The Australian Securities and Investments Commission (ASIC) intends to ban the sale of binary options according to today’s press release. It is also looking to restrict the sale of Contracts for Difference (CFD) to retail clients. In its new industry report, the regulator says the two exotic investment products cost customers almost $2bn a year. There are 65 firms offering one or both of the products licensed in Australia, including the London-listed IG Markets and CMC Markets, US giant FXCM and home-grown outfit Pepperstone.

In a consultation paper issued today, ASCI said it was concerned that retail investors had suffered, and were likely in the future to suffer, significant detriment from binary options and CFDs.

The Australian industry at a glance

Licensed issuers of these products in Australia conducted 675 million trades with clients in 2018 and earlier this ear held $2.9 billion of client money for trading. According to the ASIC report, around 1 million Australian retail investors hold deposits with providers of binary options and CFDs.

ASIC found that during 2018, the gross trading revenue for binary options in Australia was $490 million and for CFDs $1.5 billion. According to ASCI that revenue could “largely be attributed to a combination of net client losses and fees and costs charged to clients”.

ASIC reports 80 percent loss for retail customers in binary options
ASCI report

80 percent of Australian investors who traded binary options lost money while 72 per cent of clients who traded CFDs lost their money.

ASIC report Consumer harm from OTC binary options and CFDs

Millions for marketing and client acquisition

Despite their exotic nature, the binary options and CFDs are heavily promoted through a network of introducers (IB) and through internet advertising. ASIC senior executive leader of market supervision Calissa Aldridge said issuers had spent $131 million on advertising while providers paid a further $280 million to introducers.

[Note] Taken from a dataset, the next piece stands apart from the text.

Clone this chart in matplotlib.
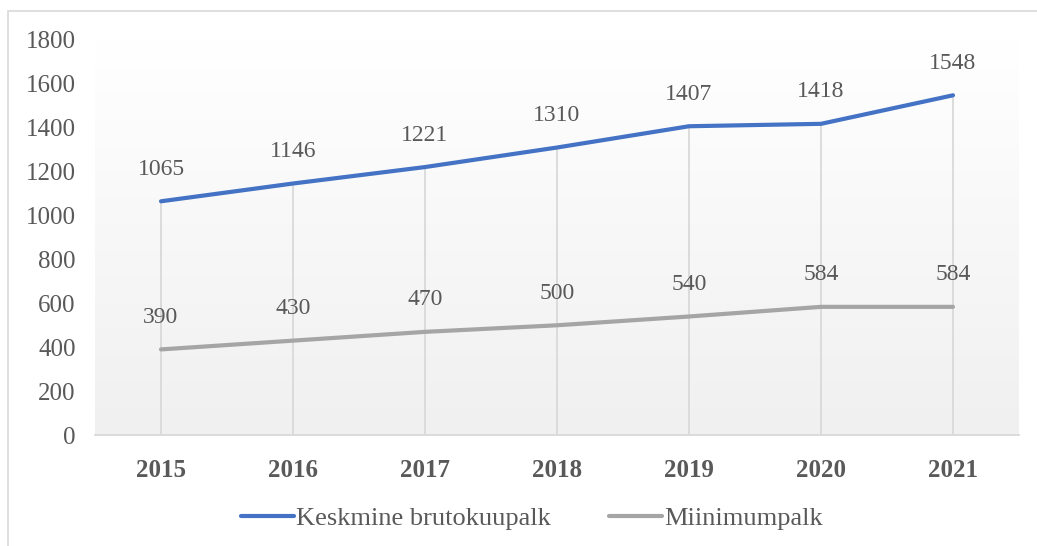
import numpy as np
from matplotlib import pyplot as plt
from matplotlib.patches import Rectangle
from matplotlib.colors import LinearSegmentedColormap

years = ['2015', '2016', '2017', '2018', '2019', '2020', '2021']
keskmine = [1065, 1146, 1221, 1310, 1407, 1418, 1548]
miinimum = [390, 430, 470, 500, 540, 584, 584]
yticks = [0, 200, 400, 600, 800, 1000, 1200, 1400, 1600, 1800]

plt.rcParams['font.family'] = ['Liberation Serif', 'DejaVu Serif']
txt = '#595959'

fig = plt.figure(figsize=(10.37, 5.46), dpi=100)
# chart border (cropped on right and bottom)
fig.patches.append(Rectangle((8 / 1037, -0.1), 1.2, 1 - 11 / 546 + 0.1,
                             transform=fig.transFigure, fill=False,
                             edgecolor='#d9d9d9', linewidth=1.2))

ax = fig.add_axes([95 / 1037, 1 - 435 / 546, (1019 - 95) / 1037, (435 - 40) / 546])
x = np.arange(len(years))
ax.set_xlim(-0.5, len(years) - 0.5)
ax.set_ylim(0, 1800)

# gradient background of plot area
cmap = LinearSegmentedColormap.from_list('bg', ['#f0f0f0', '#ffffff'])
grad = np.linspace(0, 1, 256).reshape(-1, 1)
ax.imshow(grad, extent=(-0.5, len(years) - 0.5, 0, 1800), origin='lower',
          aspect='auto', cmap=cmap, zorder=0)

# drop lines
ax.vlines(x, 0, np.maximum(keskmine, miinimum), color='#d9d9d9', linewidth=1.3, zorder=1)

ax.plot(x, keskmine, color='#4472C4', linewidth=3, solid_capstyle='round',
        label='Keskmine brutokuupalk', zorder=3)
ax.plot(x, miinimum, color='#A5A5A5', linewidth=3, solid_capstyle='round',
        label='Miinimumpalk', zorder=3)

for xi, v in zip(x, keskmine):
    ax.annotate(str(v), (xi, v), xytext=(0, 23), textcoords='offset points',
                ha='center', va='center', fontsize=17, color=txt)
for xi, v in zip(x, miinimum):
    ax.annotate(str(v), (xi, v), xytext=(0, 23), textcoords='offset points',
                ha='center', va='center', fontsize=17, color=txt)

ax.set_xticks(x)
ax.set_xticklabels(years, fontsize=18, fontweight='bold', color=txt)
ax.set_yticks(yticks)
ax.set_yticklabels([str(t) for t in yticks], fontsize=18, color=txt)
ax.tick_params(axis='both', length=0)
ax.tick_params(axis='x', pad=17)
ax.tick_params(axis='y', pad=14)

for s in ['top', 'right', 'left']:
    ax.spines[s].set_visible(False)
ax.spines['bottom'].set_color('#d9d9d9')
ax.spines['bottom'].set_linewidth(1.3)
ax.spines['bottom'].set_zorder(2)

leg = fig.legend(loc='center', bbox_to_anchor=(532 / 1037, 1 - 518 / 546), ncol=2,
                 frameon=False, fontsize=19, handlelength=2.0, handletextpad=0.1,
                 columnspacing=2.2)
for t in leg.get_texts():
    t.set_color(txt)

fig.savefig('out.png', dpi=100)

More than $400 million was invested in the acquisition of new customer victims. These funds are taken from the deposits of existing customer victims and misappropriated for this purpose.

Over the same time, CFD issuers automatically closed out 9.3 million client position after a margin call and over 41,000 clients’ CFD trading accounts went into a negative balance.

This moral picture around the rip-off of small investors applies not only to Australia but also to Europe, North America, and Asia.